De Jacob et d'Ésaü, les jumeaux-rivaux, l'Écriture sainte nous dit qu'ils se battaient déjà dans le sein de leur mère. Elle ajoute qu'Ésaü étant venu au monde le premier, son frère le retenait par le talon. Qu'est-ce à dire sinon qu'il voulait l'empêcher de sortir des limbes maternels où ils vivaient enlacés? Ces mouvements du fœtus double que j'imagine lents, rêveurs, irrésistibles, à mi-chemin du tractus viscéral et de la poussée végétale pourquoi les interpréter comme une lutte? Ne faut-il pas plutôt voir la vie douce et caressante du couple gémellaire? 

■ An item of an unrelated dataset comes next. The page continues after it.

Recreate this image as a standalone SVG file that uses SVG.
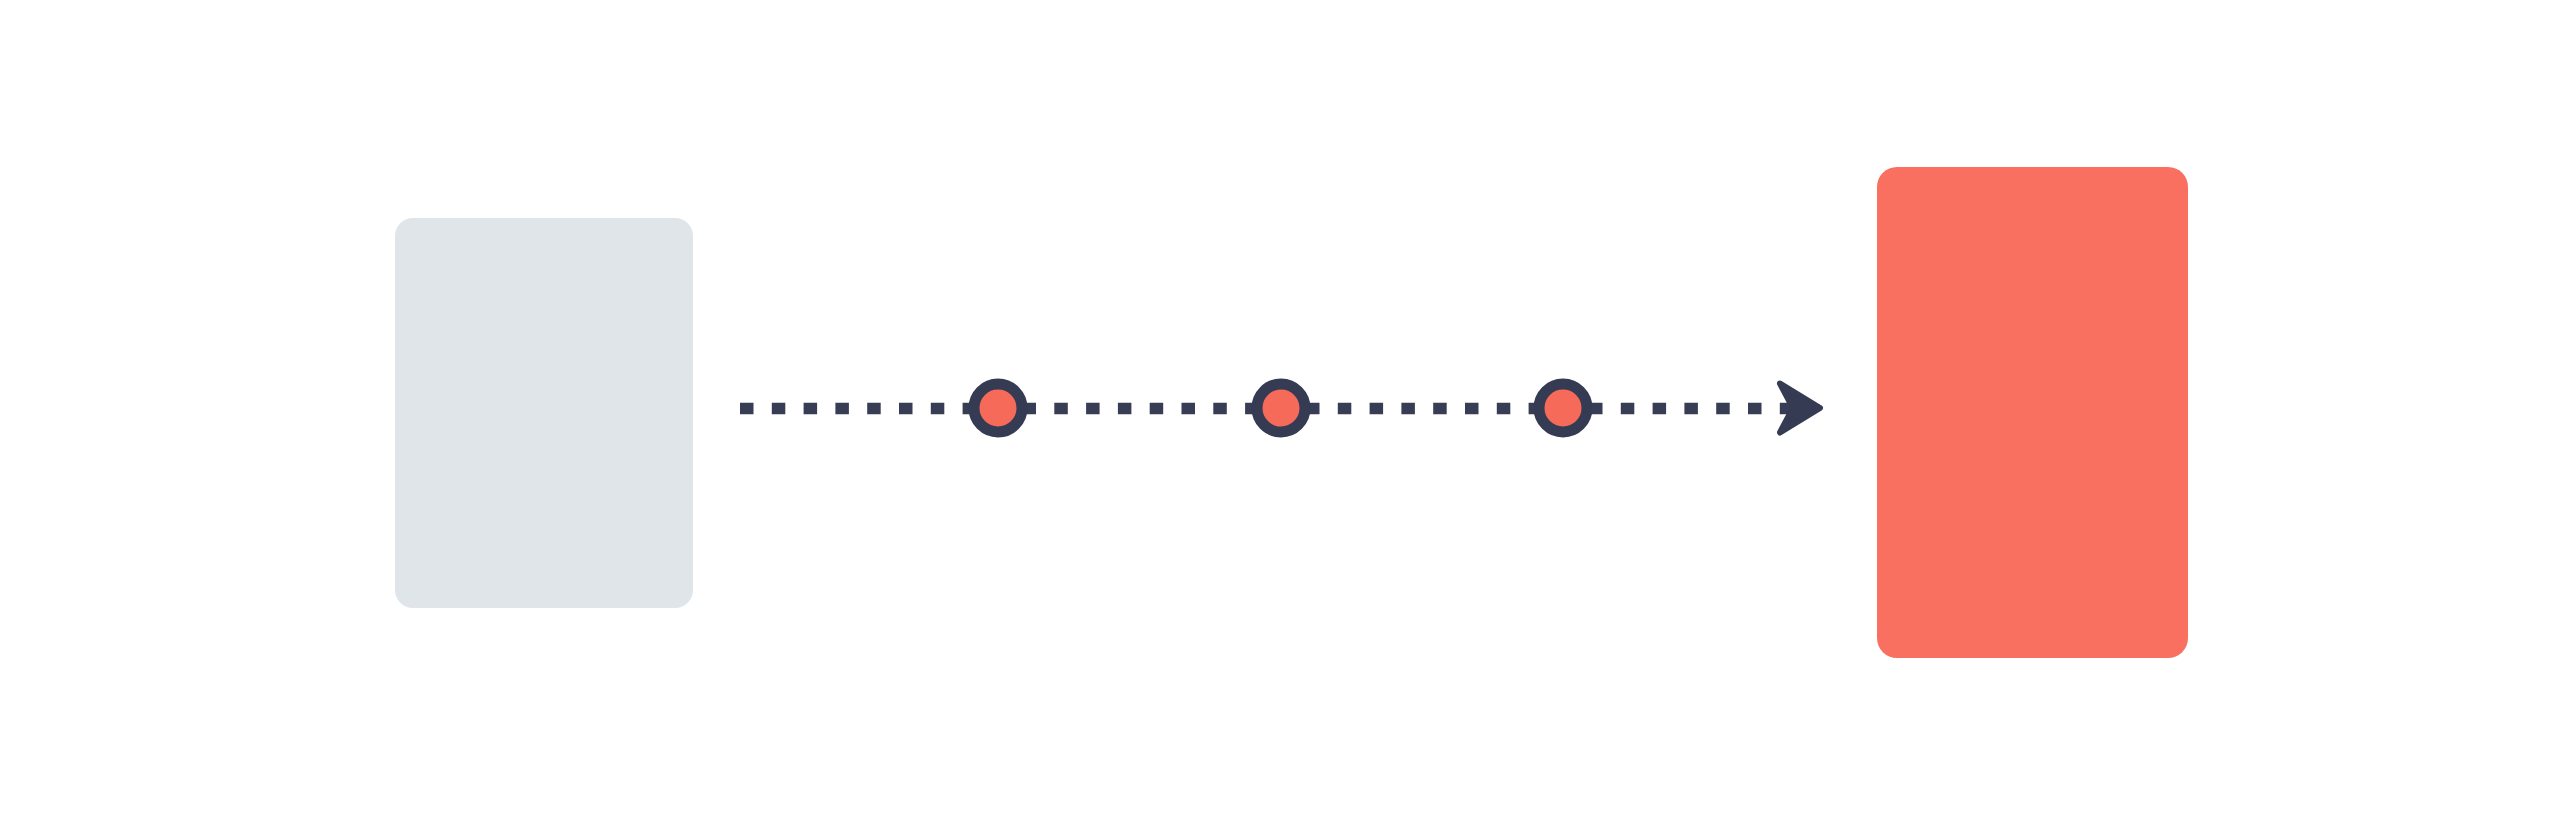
<svg xmlns="http://www.w3.org/2000/svg" width="2560" height="838" viewBox="0 0 2560 838">
  <style>
    .dash { stroke: #373d55; stroke-width: 11.5; stroke-dasharray: 13.5 18.3; fill: none; }
    .stop { fill: #f66a5a; stroke: #353b52; stroke-width: 11; }
  </style>
  <rect width="2560" height="838" fill="#ffffff"/>
  <g id="source">
    <rect x="395" y="218" width="298" height="390" rx="18" fill="#e0e5ea"/>
  </g>
  <g id="target">
    <rect x="1877" y="167" width="311" height="491" rx="20" fill="#f96f60"/>
  </g>
  <g id="connectors">
    <line class="dash" x1="740" y1="408.5" x2="980" y2="408.5"/>
    <line class="dash" x1="1022.5" y1="408.5" x2="1262" y2="408.5"/>
    <line class="dash" x1="1306" y1="408.5" x2="1545" y2="408.5"/>
    <line class="dash" x1="1589" y1="408.5" x2="1790" y2="408.5"/>
    <path d="M1780,383.5 L1820,408 L1780,432.5 L1793,408 Z" fill="#353b52" stroke="#353b52" stroke-width="6" stroke-linejoin="round"/>
  </g>
  <g id="stop1"><circle class="stop" cx="998" cy="408" r="24"/></g>
  <g id="stop2"><circle class="stop" cx="1281" cy="408" r="24"/></g>
  <g id="stop3"><circle class="stop" cx="1563" cy="408" r="24"/></g>
</svg>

Michel Tournier, Les météores

 

Mais le fratricide est de toutes les générations, de tous les siècles. Caïn dit à Abel: "Allons aux champs. Et comme ils étaient dans les champs, Caïn s'éleva contre Abel, son frère, et le tua." Et Yahvé dit à Caïn: "Où est Abel, ton frère?" Il répondit "Je ne sais pas. Suis-je le gardien de mon frère?" Yahvé dit: "Qu'as-tu fait? La voix du sang de ton frère crie de la terre jusqu'à moi!"
      «Et on dirait que ce premier fratricide a servi de modèle dans la légende et dans l'histoire de l'humanité. Des frères jumeaux Jacob et Ésaü, l'Écriture sainte nous dit qu'ils se battaient déjà avant de naître dans le sein de leur mère Rébecca. Et puis il y a eu Remus et Romulus, Amphion et Zêthos, Étéocle et Polynice, tous frères ennemis, tous fratricides...» 
      (...) 
      ces vieilles histoires, ces légendes que je viens d'évoquer (...) ont toutes mystérieusement un point commun. Ce point commun, c'est la ville. Une ville symbolique qui chaque fois paraît exiger le sacrifice fratricide. Ayant tué Abel, Caïn s'enfuit loin de la face de Dieu, et il fonde une ville, la première ville de l'histoire humaine, qu'il appelle du nom de son fils, Henoch. Romulus tue Remus, puis il trace l'enceinte de la future Rome. Amphion écrase son jumeau Zêthos sous des blocs de pierre en bâtissant les murs de Thèbes, et c'est encore sous ces mêmes murs de Thèbes que les jumeaux Étéocle et Polynice s'entr'égorgent. 

Michel Tournier, Les météores

 

Il n'y a jamais eu de créature. Il n'y a jamais eu que le couple. Dieu n'a pas créé l'homme et la femme l'un après l'autre. Il a créé deux corps jumeaux, unis par des lanières de chair qu'il a tranchées depuis, le jour où il a créé la tendresse.